The mechanics of his plan were already clear in the budget passed in March: Cut the money that pays for jobs in government, and when those jobs disappear, do something that causes the private sector to add jobs.
It’s a supply-side economics balancing act: If you want less money flowing through government and more money flowing through the private sector, you cut from one (through slashing expenses, which leads to layoffs) and add to the other (through slashing business taxes in the hope they’ll hire workers).
The Florida Legislature’s plan: Cut government employee pay by 3 percent, cut $300 million from higher education and $1 billion from pensions, throw that money into tax cuts for private sector companies, then wait for the companies to create new jobs to pick up the laid-off government employees. Hopefully the wait isn’t too long, given Florida’s notorious tone deafness to economic reality. Last year, while we were setting national records for average duration of unemployment at more than 40 weeks, Florida cut its unemployment compensation maximum from 26 weeks down to 13-23 weeks.
It makes sense that if jobs are lost in the public sector they’d be found in the private sector, particularly in a (slowly) recovering economy. It’s simple subtraction and addition.

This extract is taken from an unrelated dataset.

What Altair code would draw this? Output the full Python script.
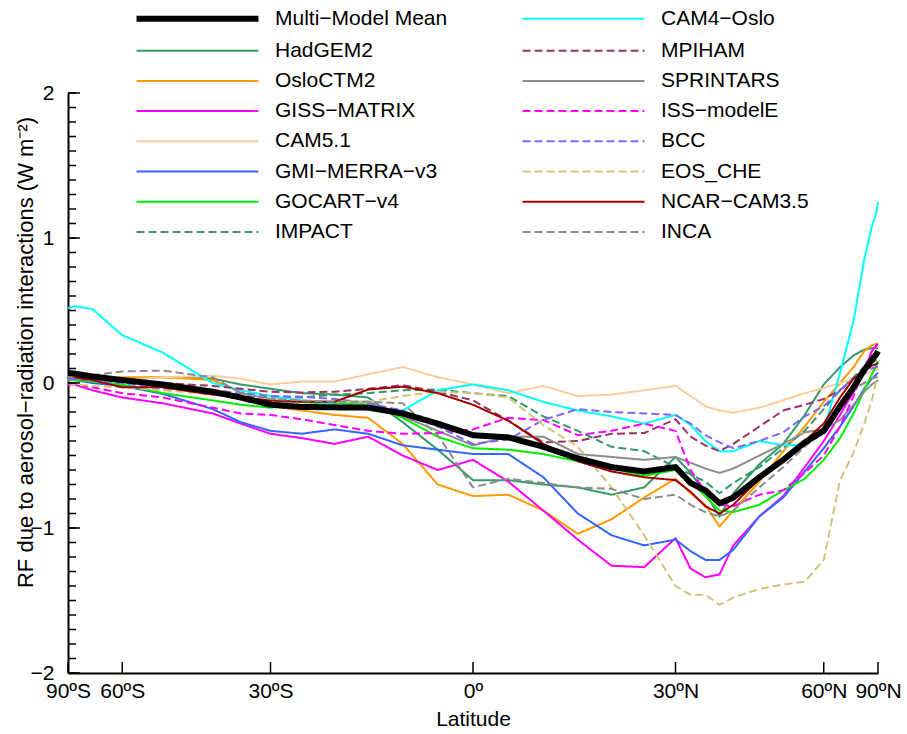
import altair as alt
import numpy as np
import pandas as pd

# Latitude grid (degrees) at which values were read
LATS = [-90, -80, -70, -60, -50, -40, -35, -30, -25, -20, -15, -10, -5, 0, 5, 10,
        15, 20, 25, 30, 32.5, 35, 37.5, 40, 45, 50, 55, 60, 65, 70, 75, 80, 85, 90]

MMM = [0.07, 0.065, 0.045, 0.02, -0.01, -0.06, -0.10, -0.15, -0.165, -0.168, -0.17, -0.21, -0.28, -0.36, -0.375, -0.44,
       -0.52, -0.58, -0.61, -0.58, -0.69, -0.74, -0.83, -0.79, -0.65, -0.53, -0.41, -0.33, -0.16, -0.03, 0.09, 0.16, 0.20, 0.22]
HADGEM2 = [0.03, 0.03, 0.03, 0.03, 0.04, 0.03, -0.01, -0.04, -0.07, -0.08, -0.10, -0.27, -0.46, -0.67, -0.67, -0.70,
           -0.72, -0.77, -0.72, -0.51, -0.62, -0.76, -0.92, -0.76, -0.56, -0.42, -0.22, -0.01, 0.11, 0.19, 0.23, 0.24, 0.24, 0.24]
OSLOCTM2 = [0.03, 0.03, 0.03, 0.04, 0.04, 0.02, -0.06, -0.16, -0.19, -0.22, -0.24, -0.42, -0.70, -0.78, -0.77, -0.88,
            -1.04, -0.94, -0.79, -0.66, -0.76, -0.84, -0.99, -0.88, -0.68, -0.47, -0.30, -0.13, 0.0, 0.11, 0.22, 0.26, 0.27, 0.27]
GISS_MATRIX = [0.01, -0.01, -0.05, -0.10, -0.14, -0.21, -0.28, -0.35, -0.38, -0.42, -0.37, -0.50, -0.60, -0.53, -0.68, -0.88,
               -1.08, -1.26, -1.27, -1.07, -1.28, -1.34, -1.32, -1.12, -0.92, -0.78, -0.58, -0.40, -0.22, -0.06, 0.08, 0.22, 0.26, 0.26]
CAM51 = [0.02, 0.02, 0.02, 0.02, 0.04, 0.05, 0.03, -0.01, 0.01, 0.01, 0.06, 0.11, 0.04, -0.01, -0.07, -0.02,
         -0.09, -0.08, -0.05, -0.02, -0.09, -0.16, -0.19, -0.205, -0.17, -0.12, -0.07, -0.035, 0.0, 0.03, 0.06, 0.08, 0.09, 0.10]
GMI = [0.02, 0.02, 0.0, -0.02, -0.075, -0.18, -0.27, -0.33, -0.35, -0.32, -0.35, -0.43, -0.46, -0.49, -0.49, -0.65,
       -0.90, -1.05, -1.12, -1.08, -1.16, -1.22, -1.22, -1.15, -0.92, -0.79, -0.61, -0.45, -0.30, -0.16, -0.04, 0.03, 0.06, 0.07]
GOCART = [0.02, 0.02, 0.01, -0.01, -0.07, -0.12, -0.15, -0.17, -0.15, -0.14, -0.15, -0.24, -0.37, -0.45, -0.46, -0.49,
          -0.54, -0.59, -0.64, -0.60, -0.68, -0.78, -0.88, -0.89, -0.84, -0.74, -0.66, -0.53, -0.38, -0.21, -0.05, 0.06, 0.12, 0.15]
IMPACT = [0.03, 0.03, 0.02, 0.01, -0.02, -0.06, -0.09, -0.10, -0.10, -0.08, -0.07, -0.05, -0.045, -0.07, -0.09, -0.23,
          -0.33, -0.44, -0.47, -0.58, -0.63, -0.68, -0.76, -0.69, -0.58, -0.45, -0.33, -0.18, -0.05, 0.04, 0.11, 0.14, 0.16, 0.17]
CAM4_OSLO = [0.515, 0.53, 0.51, 0.33, 0.21, 0.0, -0.05, -0.09, -0.12, -0.15, -0.18, -0.19, -0.05, -0.01, -0.05, -0.13,
             -0.19, -0.23, -0.28, -0.22, -0.29, -0.40, -0.47, -0.47, -0.40, -0.43, -0.43, -0.33, 0.07, 0.43, 0.85, 1.08, 1.18, 1.25]
MPIHAM = [0.03, 0.03, 0.02, 0.02, 0.0, -0.02, -0.04, -0.06, -0.065, -0.06, -0.04, -0.015, -0.06, -0.12, -0.26, -0.41,
          -0.40, -0.35, -0.345, -0.25, -0.37, -0.43, -0.47, -0.42, -0.30, -0.19, -0.15, -0.11, -0.05, 0.03, 0.10, 0.16, 0.19, 0.20]
SPRINTARS = [0.03, 0.03, 0.03, 0.01, -0.02, -0.06, -0.10, -0.13, -0.13, -0.13, -0.13, -0.23, -0.33, -0.43, -0.37, -0.37,
             -0.49, -0.51, -0.53, -0.51, -0.55, -0.59, -0.62, -0.59, -0.50, -0.42, -0.34, -0.32, -0.255, -0.15, -0.06, -0.01, 0.01, 0.02]
ISS_MODELE = [-0.01, -0.01, -0.03, -0.07, -0.10, -0.17, -0.21, -0.22, -0.25, -0.29, -0.33, -0.35, -0.345, -0.32, -0.24, -0.255,
              -0.36, -0.33, -0.28, -0.33, -0.60, -0.75, -0.84, -0.85, -0.77, -0.74, -0.62, -0.50, -0.30, -0.09, 0.10, 0.22, 0.26, 0.27]
BCC = [0.03, 0.03, 0.02, 0.0, -0.04, -0.05, -0.07, -0.09, -0.095, -0.11, -0.14, -0.19, -0.30, -0.42, -0.39, -0.255,
       -0.18, -0.20, -0.21, -0.22, -0.28, -0.36, -0.41, -0.45, -0.40, -0.34, -0.23, -0.16, -0.05, 0.03, 0.07, 0.10, 0.11, 0.11]
EOS_CHE = [0.0, -0.01, -0.02, -0.03, -0.05, -0.08, -0.10, -0.12, -0.13, -0.13, -0.13, -0.09, -0.06, -0.07, -0.10, -0.29,
           -0.44, -0.72, -1.05, -1.40, -1.46, -1.46, -1.53, -1.48, -1.42, -1.39, -1.37, -1.22, -0.67, -0.48, -0.28, -0.12, 0.02, 0.04]
NCAR_CAM35 = [0.05, 0.04, 0.02, -0.03, -0.03, -0.08, -0.10, -0.12, -0.13, -0.13, -0.045, -0.025, -0.07, -0.15, -0.26, -0.42,
              -0.54, -0.61, -0.65, -0.67, -0.75, -0.85, -0.90, -0.84, -0.66, -0.52, -0.40, -0.28, -0.10, 0.03, 0.08, 0.12, 0.13, 0.14]
INCA = [0.04, 0.045, 0.055, 0.08, 0.085, 0.04, -0.07, -0.11, -0.12, -0.13, -0.13, -0.14, -0.36, -0.72, -0.66, -0.69,
        -0.72, -0.73, -0.80, -0.77, -0.84, -0.89, -0.92, -0.88, -0.72, -0.58, -0.44, -0.33, -0.16, -0.04, 0.0, 0.03, 0.04, 0.04]

SERIES = {
    "Multi−Model Mean": MMM,
    "HadGEM2": HADGEM2,
    "OsloCTM2": OSLOCTM2,
    "GISS−MATRIX": GISS_MATRIX,
    "CAM5.1": CAM51,
    "GMI−MERRA−v3": GMI,
    "GOCART−v4": GOCART,
    "IMPACT": IMPACT,
    "CAM4−Oslo": CAM4_OSLO,
    "MPIHAM": MPIHAM,
    "SPRINTARS": SPRINTARS,
    "ISS−modelE": ISS_MODELE,
    "BCC": BCC,
    "EOS_CHE": EOS_CHE,
    "NCAR−CAM3.5": NCAR_CAM35,
    "INCA": INCA,
}

COLORS = {
    "Multi−Model Mean": "#000000", "HadGEM2": "#339966", "OsloCTM2": "#FF9900",
    "GISS−MATRIX": "#FF00FF", "CAM5.1": "#FFCC99", "GMI−MERRA−v3": "#3366FF",
    "GOCART−v4": "#00EE00", "IMPACT": "#339966", "CAM4−Oslo": "#00FFFF",
    "MPIHAM": "#993366", "SPRINTARS": "#8C8C8C", "ISS−modelE": "#FF00FF",
    "BCC": "#7F66FF", "EOS_CHE": "#D1C57A", "NCAR−CAM3.5": "#A00000", "INCA": "#8C8C8C",
}
DASHED = {"IMPACT", "MPIHAM", "ISS−modelE", "BCC", "EOS_CHE", "INCA"}

NAMES = list(SERIES.keys())

rows = []
for name, vals in SERIES.items():
    for lat, v in zip(LATS, vals):
        rows.append({"model": name, "lat": lat, "rf": v})
df = pd.DataFrame(rows)

X_TICK_LATS = [-90, -60, -30, 0, 30, 60, 90]
X_TICKS = [float(np.sin(np.radians(d))) for d in X_TICK_LATS]
Y_MAJOR = [-2, -1, 0, 1, 2]
Y_MINOR = [round(-2 + 0.1 * i, 1) for i in range(41)]

FONT = "Liberation Sans"

# long horizontal legend line: custom path 12 units wide, scaled by sqrt(size)/2
legend = alt.Legend(
    title=None, orient="none", legendX=116, legendY=-88, columns=2, direction="vertical",
    symbolType="M-6,0L6,0", symbolSize=413, labelFont=FONT, labelFontSize=21,
    labelColor="black", labelOffset=64, labelLimit=400, rowPadding=8.2,
    columnPadding=70, padding=0,
)

xscale = alt.Scale(domain=[-1, 1], nice=False, zero=False)
yscale = alt.Scale(domain=[-2, 2], nice=False, zero=False)

x_axis = alt.Axis(
    values=X_TICKS, title="Latitude", titleFontSize=21, labelPadding=7,
    titleBaseline="middle", titleY=46, labelOverlap=False, labelFlush=False,
    labelExpr=("round(asin(clamp(datum.value,-1,1))*180/PI) == 0 ? '0º' : "
               "(abs(round(asin(clamp(datum.value,-1,1))*180/PI)) + 'º' + (datum.value < 0 ? 'S' : 'N'))"),
)
y_axis = alt.Axis(
    values=Y_MAJOR, title="RF due to aerosol−radiation interactions (W m⁻²)",
    titleFontSize=22, labelPadding=14, titleX=-43, titleY=259, labelOverlap=False, labelFlush=False,
    titleAngle=270, titleAlign="center", titleBaseline="middle",
)

def xenc():
    return alt.X("sx:Q", scale=xscale, axis=x_axis)

def yenc():
    return alt.Y("rf:Q", scale=yscale, axis=y_axis)

common = dict(
    x=xenc(), y=yenc(),
    color=alt.Color("model:O", scale=alt.Scale(domain=NAMES, range=[COLORS[m] for m in NAMES]), legend=legend),
    strokeDash=alt.StrokeDash("model:O", scale=alt.Scale(domain=NAMES, range=[[8, 4] if m in DASHED else [1, 0] for m in NAMES]), legend=legend),
    strokeWidth=alt.StrokeWidth("model:O", scale=alt.Scale(type="ordinal", domain=NAMES, range=[6 if m == "Multi−Model Mean" else 2 for m in NAMES]), legend=legend),
    detail="model:N",
)

base = alt.Chart(df).transform_calculate(sx="sin(datum.lat*PI/180)")
models = base.transform_filter(alt.datum.model != "Multi−Model Mean").mark_line(strokeJoin="round").encode(**common)
mean = base.transform_filter(alt.datum.model == "Multi−Model Mean").mark_line(strokeJoin="round").encode(**common)

xt = alt.Chart(pd.DataFrame({"lat": X_TICK_LATS})).transform_calculate(sx="sin(datum.lat*PI/180)").mark_rule(
    color="black", strokeWidth=1.5).encode(x=xenc(), y=alt.value(580), y2=alt.value(569))
ymin = alt.Chart(pd.DataFrame({"rf": Y_MINOR})).mark_rule(color="black", strokeWidth=1.5).encode(
    y=yenc(), x=alt.value(0), x2=alt.value(8))
ymaj = alt.Chart(pd.DataFrame({"rf": Y_MAJOR})).mark_rule(color="black", strokeWidth=1.5).encode(
    y=yenc(), x=alt.value(0), x2=alt.value(12))

chart = alt.layer(models, mean, xt, ymin, ymaj).properties(
    width=810, height=580, autosize="none",
    padding={"left": 68, "top": 93, "right": 29, "bottom": 61},
).configure_view(stroke=None).configure_axis(
    domainColor="black", domainWidth=2, ticks=False, tickSize=0, grid=False,
    labelFont=FONT, labelFontSize=21, labelColor="black",
    titleFont=FONT, titleFontWeight="normal", titleColor="black",
)

chart.save("out.html", embed_options={"renderer": "svg", "actions": False})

But there’s a caveat to that — it doesn’t work.
If government is so inefficient that it’s wasting our money employing workers in health care (through Medicare funding at private hospitals) or education, then why would a more efficient private sector need to hire back more employees than the government had to lay off? Our supposedly bloated state government wasn’t holding back on hiring workers that the private sector was chomping at the bit to gobble up. We’ve had unemployment above 9 percent for three years.
But that’s just in the stagnant economy we have now. Even in a recovery, the idea of increased private sector jobs may now be a pipe dream.
As the New York-based Algemeiner Journal pointed out in its April 9 article “Corporations Plan for Post-Middle-Class America,” during the last four years more of America’s largest employers have been working on how to make more money off less employees, rather than working on hiring more employees during times of growth.
Coupled with government layoffs, it’s like a giant game of musical chairs. Lose your seat, and the music starts playing. But nobody wants to get up from their government gig if they can’t be sure there’ll be a corporate job waiting for them.
And private sector hiring is far from guaranteed. As reported in the Tampa Bay Times on March 11, a requirement that budget tax cuts actually produce more jobs was struck down before it passed.
That’s because there is no guarantee. It’s the lingering specter of supply-side economics. The simple theory: If you cut taxes on businesses, they’ll use that money to hire employees.
But to do what? For every $16,000 in taxes that the government cuts from your business’ liability (roughly equivalent to one minimum-wage full-time employee in Florida) does $16,000 worth of new work suddenly appear? Do $16,000 worth of new customers suddenly walk through your door to pay for that employee? Did those customers suddenly have $16,000 in corporate tax cuts so they could come spend it at your business?
No, they didn’t. They’re busy playing musical chairs. The government took away their seat, but they keep circling, ever optimistic that they’ll find another one when the music stops.